The vapor pressure of water at 100°C (760 mmHg, 14.7 psia, 1 atmosphere) is the historical reference point for the entire pressure measurement system — the atmosphere is defined as exactly the vapor pressure of water at the boiling point under standard gravity, with the mmHg unit derived from the height of mercury column in a barometer that the atmospheric pressure can support. Vapor pressure data for thousands of compounds are tabulated in handbooks (CRC Handbook of Chemistry and Physics, Perry's Chemical Engineers' Handbook, NIST Webbook) and standardized correlations (Antoine, Wagner) provide engineering-accuracy predictions across temperature ranges of practical interest. Reid vapor pressure regulations for gasoline have been a major driver of refinery reformulation in the US since the Clean Air Act amendments of 1990, with seasonal RVP limits varying by region and season to balance emissions control with engine performance requirements. Modern petroleum engineering software (Aspen HYSYS, Schlumberger PIPESIM, Computer Modelling Group GEM) incorporates rigorous thermodynamic models for hydrocarbon vapor pressure prediction across the full range of reservoir, wellbore, and surface facility conditions encountered in oil and gas operations.

What Is Vapor Pressure?

At any temperature above absolute zero, molecules in a liquid have a distribution of kinetic energies, and the highest-energy molecules at the liquid surface can overcome the cohesive forces holding them in the liquid and escape into the gaseous phase. Simultaneously, gaseous molecules above the liquid undergo random motion that can cause them to strike the liquid surface and re-enter the liquid phase. At equilibrium, the rate of escape equals the rate of return, and the gaseous phase establishes a steady-state pressure called the vapor pressure. The vapor pressure depends only on the temperature and the chemical identity of the liquid — not on the volume of liquid present, the amount of gaseous space above it, or other geometric factors (provided the system is at equilibrium and there is enough liquid to support the equilibrium vapor population).

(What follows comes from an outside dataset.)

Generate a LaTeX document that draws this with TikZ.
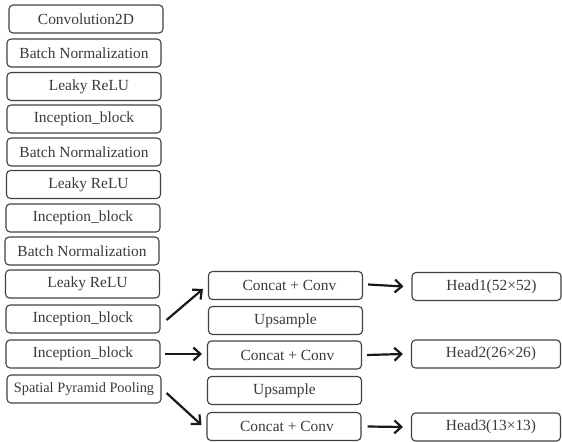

For oilfield applications, vapor pressure governs many fundamental phenomena: the bubble point of reservoir oil (the pressure below which gas evolves from solution), the boiling point of produced water (relevant in steam-handling facilities), the volatility of crude oil and refined products (controlling evaporation losses and emissions), the osmotic activity of brines (governing OBM-shale interactions), and the saturation pressure of various components in multiphase fluids. Understanding vapor pressure as a fundamental thermodynamic property — and applying engineering correlations to predict it across the full range of conditions encountered in oil and gas operations — is core knowledge for petroleum engineers across reservoir, drilling, production, and processing disciplines.

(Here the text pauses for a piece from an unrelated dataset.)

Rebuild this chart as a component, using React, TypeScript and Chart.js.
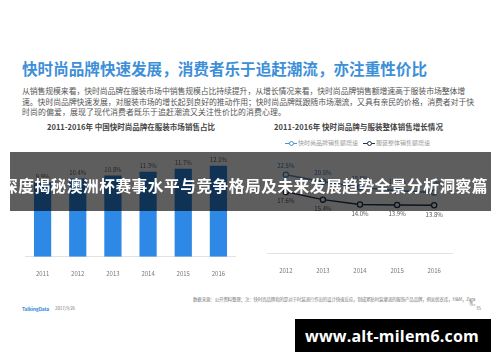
import React, { useEffect, useLayoutEffect, useRef } from "react";
import { Chart, registerables } from "chart.js";

Chart.register(...registerables);

// ---- data ----
const barYears = ["2011", "2012", "2013", "2014", "2015", "2016"];
const barShare = [9.9, 10.4, 10.8, 11.3, 11.7, 12.1];

const lineYears = ["2012", "2013", "2014", "2015", "2016"];
const fastFashionGrowth = [22.5, 20.5, 18.9, 17.9, 17.4];
const apparelGrowth = [17.6, 15.4, 14.0, 13.9, 13.8];

const seriesNames = ["快时尚品牌销售额增速", "服装整体销售额增速"];

const FONT = '"Noto Sans CJK SC", "Noto Sans", sans-serif';

const valueLabels = {
  id: "valueLabels",
  afterDatasetsDraw(chart: any, _args: any, opts: any) {
    const ctx = chart.ctx;
    const cfgs = opts.items || [];
    chart.data.datasets.forEach((ds: any, i: number) => {
      const cfg = cfgs[i];
      if (!cfg) return;
      const meta = chart.getDatasetMeta(i);
      ctx.save();
      ctx.font = `${cfg.size}px ${FONT}`;
      ctx.fillStyle = cfg.color;
      ctx.textAlign = "center";
      ctx.textBaseline = "middle";
      meta.data.forEach((el: any, j: number) => {
        ctx.fillText(Number(ds.data[j]).toFixed(1) + "%", el.x, el.y + cfg.dy);
      });
      ctx.restore();
    });
  },
};

function BarChart() {
  const ref = useRef<HTMLCanvasElement>(null);
  useEffect(() => {
    const chart = new Chart(ref.current as HTMLCanvasElement, {
      type: "bar",
      data: {
        labels: barYears,
        datasets: [
          {
            data: barShare,
            backgroundColor: "#2d89e5",
            barPercentage: 0.49,
            categoryPercentage: 1,
          },
        ],
      },
      options: {
        animation: false,
        responsive: false,
        layout: { padding: 0 },
        plugins: {
          legend: { display: false },
          tooltip: { enabled: false },
          valueLabels: { items: [{ size: 6, color: "#666", dy: -6 }] },
        } as any,
        scales: {
          x: {
            grid: { display: false },
            border: { display: true, color: "#e2e2e2" },
            ticks: { color: "#777", font: { size: 6, family: FONT }, padding: 5 },
          },
          y: { display: false, min: 0, max: 14.2 },
        },
      },
      plugins: [valueLabels],
    });
    return () => chart.destroy();
  }, []);
  return (
    <canvas
      ref={ref}
      width={211}
      height={132}
      style={{ position: "absolute", left: 25, top: 150, width: 211, height: 132 }}
    />
  );
}

function LineChart() {
  const ref = useRef<HTMLCanvasElement>(null);
  useEffect(() => {
    const chart = new Chart(ref.current as HTMLCanvasElement, {
      type: "line",
      data: {
        labels: lineYears,
        datasets: [
          {
            label: seriesNames[0],
            data: fastFashionGrowth,
            borderColor: "#4a93d4",
            backgroundColor: "#ffffff",
            borderWidth: 1.5,
            pointRadius: 2.6,
            pointBorderWidth: 1.3,
            pointBackgroundColor: "#ffffff",
            pointBorderColor: "#4a93d4",
            tension: 0,
          },
          {
            label: seriesNames[1],
            data: apparelGrowth,
            borderColor: "#1f3550",
            backgroundColor: "#ffffff",
            borderWidth: 1.5,
            pointRadius: 2.6,
            pointBorderWidth: 1.3,
            pointBackgroundColor: "#ffffff",
            pointBorderColor: "#1f3550",
            tension: 0,
          },
        ],
      },
      options: {
        animation: false,
        responsive: false,
        layout: { padding: 0 },
        plugins: {
          legend: { display: false },
          tooltip: { enabled: false },
          valueLabels: {
            items: [
              { size: 6, color: "#3a78b8", dy: -9 },
              { size: 6, color: "#555", dy: 9 },
            ],
          },
        } as any,
        scales: {
          x: {
            offset: true,
            grid: { display: false },
            border: { display: true, color: "#e2e2e2" },
            ticks: { color: "#777", font: { size: 6, family: FONT }, padding: 5 },
          },
          y: { display: false, min: 0, max: 28 },
        },
      },
      plugins: [valueLabels],
    });
    return () => chart.destroy();
  }, []);
  return (
    <canvas
      ref={ref}
      width={196}
      height={129}
      style={{ position: "absolute", left: 262, top: 150, width: 196, height: 129 }}
    />
  );
}

// Text placed at an exact span: letter spacing is tuned so it fills the measured width
function FitText({
  text,
  left,
  width,
  cy,
  size,
  color,
  weight = 400,
  family = FONT,
}: {
  text: string;
  left: number;
  width: number;
  cy: number;
  size: number;
  color: string;
  weight?: number;
  family?: string;
}) {
  const ref = useRef<HTMLSpanElement>(null);
  useLayoutEffect(() => {
    const el = ref.current;
    if (!el) return;
    el.style.letterSpacing = "0px";
    const w = el.getBoundingClientRect().width;
    const n = Array.from(text).length;
    if (n > 1) el.style.letterSpacing = `${(width - w) / n}px`;
  }, [text, width]);
  return (
    <span
      ref={ref}
      style={{
        position: "absolute",
        left,
        top: cy - size / 2,
        fontSize: size,
        lineHeight: 1,
        color,
        fontWeight: weight,
        fontFamily: family,
        whiteSpace: "nowrap",
      }}
    >
      {text}
    </span>
  );
}

function LegendItem({ color, text, left }: { color: string; text: string; left: number }) {
  return (
    <div style={{ position: "absolute", left, top: 139, height: 8, display: "flex", alignItems: "center" }}>
      <div style={{ position: "relative", width: 12, height: 8 }}>
        <div style={{ position: "absolute", left: 0, top: 3.5, width: 12, height: 1.2, background: color }} />
        <div
          style={{
            position: "absolute",
            left: 3.5,
            top: 2,
            width: 3,
            height: 3,
            borderRadius: "50%",
            border: `1px solid ${color}`,
            background: "#fff",
          }}
        />
      </div>
      <span style={{ fontSize: 6, color: "#999", marginLeft: 1, lineHeight: 1, whiteSpace: "nowrap" }}>{text}</span>
    </div>
  );
}

export default function App() {
  return (
    <div
      style={{
        position: "fixed",
        left: 0,
        top: 0,
        width: 500,
        height: 362,
        background: "#ffffff",
        overflow: "hidden",
        fontFamily: FONT,
      }}
    >
      <FitText
        text="快时尚品牌快速发展，消费者乐于追赶潮流，亦注重性价比"
        left={22}
        width={405}
        cy={69}
        size={15.6}
        weight={700}
        color="#3d8fd8"
      />
      <FitText
        text="从销售规模来看，快时尚品牌在服装市场中销售规模占比持续提升，从增长情况来看，快时尚品牌销售额增速高于服装市场整体增"
        left={22}
        width={443}
        cy={91}
        size={7.9}
        color="#555"
      />
      <FitText
        text="速。快时尚品牌快速发展，对服装市场的增长起到良好的推动作用；快时尚品牌既跟随市场潮流，又具有亲民的价格，消费者对于快"
        left={22}
        width={452}
        cy={102}
        size={7.9}
        color="#555"
      />
      <FitText
        text="时尚的偏爱，展现了现代消费者既乐于追赶潮流又关注性价比的消费心理。"
        left={22}
        width={264}
        cy={112}
        size={7.9}
        color="#555"
      />

      <FitText
        text="2011-2016年 中国快时尚品牌在服装市场销售占比"
        left={47}
        width={168}
        cy={127}
        size={7.5}
        weight={700}
        color="#444"
      />
      <FitText
        text="2011-2016年 快时尚品牌与服装整体销售增长情况"
        left={274}
        width={169}
        cy={127}
        size={7.5}
        weight={700}
        color="#444"
      />
      <LegendItem color="#4a93d4" text={seriesNames[0]} left={285} />
      <LegendItem color="#1f3550" text={seriesNames[1]} left={363} />

      <BarChart />
      <LineChart />

      <FitText text="TalkingData" left={22} width={27} cy={308} size={5} weight={700} color="#3d8fd8" />
      <FitText text="2017/9/26" left={55} width={20} cy={308} size={4.5} color="#777" />
      <FitText
        text="数据来源：公开资料整理；注：快时尚品牌指的是对于时装流行作出的设计快速反应，制成紧贴时装潮流的服饰产品品牌，例如优衣库，H&M，Zara"
        left={193}
        width={282}
        cy={299}
        size={4.5}
        color="#777"
      />
      <FitText text="等。" left={469} width={9} cy={303.5} size={4.5} color="#777" />
      <FitText text="35" left={476} width={5} cy={308} size={4.5} color="#777" />

      <div
        style={{
          position: "absolute",
          left: 10,
          top: 152,
          width: 481,
          height: 59,
          background: "rgba(0,0,0,0.63)",
        }}
      />
      <FitText
        text="深度揭秘澳洲杯赛事水平与竞争格局及未来发展趋势全景分析洞察篇"
        left={2}
        width={486}
        cy={186}
        size={15.7}
        weight={700}
        color="#fff"
      />

      <div
        style={{
          position: "absolute",
          left: 295,
          top: 319,
          width: 196,
          height: 33,
          background: "#000",
        }}
      />
      <FitText
        text="www.alt-milem6.com"
        left={305}
        width={174}
        cy={336}
        size={16}
        weight={700}
        color="#fff"
        family='"Open Sans", sans-serif'
      />
    </div>
  );
}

Vapor Pressure Engineering Across Oilfield Operations

In reservoir engineering, vapor pressure determines the bubble point and dew point of reservoir fluids, controlling the phase behavior at every depth and temperature in the wellbore. PVT laboratory analysis includes vapor pressure measurement directly (constant composition expansion experiments) and through compositional analysis combined with equation-of-state thermodynamic modeling. The reservoir simulation models that forecast production behavior over the field life depend on accurate vapor pressure characterization to predict when and where gas will come out of solution and how the resulting two-phase flow will affect productivity. In production engineering, vapor pressure controls flashing losses in stock tanks, sizing of vapor recovery units, design of separators to manage gas-liquid separation efficiency, and the selection of pumps and compressors that operate within their NPSH (net positive suction head) and discharge pressure envelopes. In drilling fluid engineering, water activity (the vapor pressure ratio) is the central design parameter for OBM systems used in water-sensitive shale formations, with balanced-activity formulations preventing the osmotic instability that causes wellbore stability problems. In refining and processing, RVP regulations drive product quality specifications and refinery operating decisions, with seasonal blending strategies optimizing economic returns within regulatory constraints.

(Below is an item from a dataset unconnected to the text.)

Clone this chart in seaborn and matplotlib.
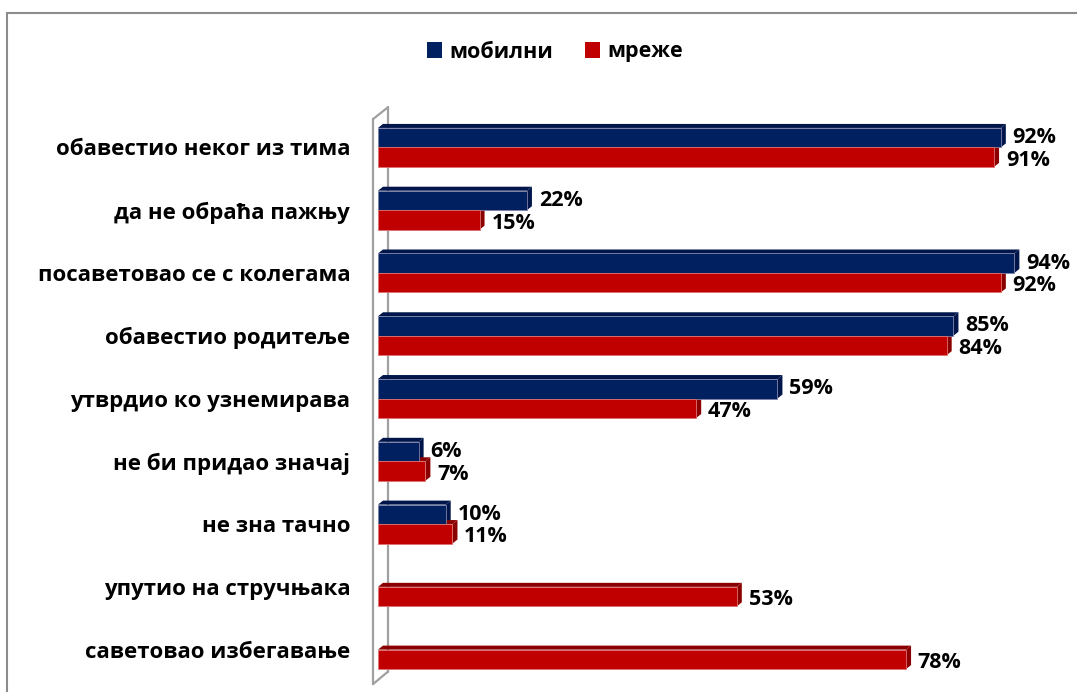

Vapor Pressure Applications Across International Oil and Gas Operations

Canada (AER / WCSB): AER's surface storage and transportation regulations include vapor pressure-related requirements for crude oil and refined product handling, with RVP limits applied to seasonal gasoline blending and crude oil blends destined for tank cars and pipelines; AER Directive 060 (Upstream Petroleum Industry Flaring, Incinerating, and Venting) addresses fugitive emissions from oil and gas storage tanks driven by vapor pressure-related flashing of light hydrocarbons; WCSB heavy oil and bitumen blending operations specifically manage vapor pressure to ensure pipeline-spec diluted bitumen meets the vapor pressure limits required for tank car and pipeline transport (typical specs require RVP less than 7 psi for railroad transport and less than 14.7 psi for pipeline transport).

United States (API / EPA): EPA's Mobile Source Air Pollution Control regulations include the Reid Vapor Pressure standards for gasoline that govern seasonal blending nationwide, with RVP limits varying by region (5 to 9 psi summer for ozone non-attainment areas, 9 to 15 psi winter); API Recommended Practices include vapor pressure-related guidance for hydrocarbon storage tank design (API 650), pipeline transport (API 1132), and refinery operations; the EPA's Greenhouse Gas Reporting Program tracks methane emissions from oil and gas storage tanks driven by vapor pressure-related flashing, with operators required to report and progressively reduce these emissions.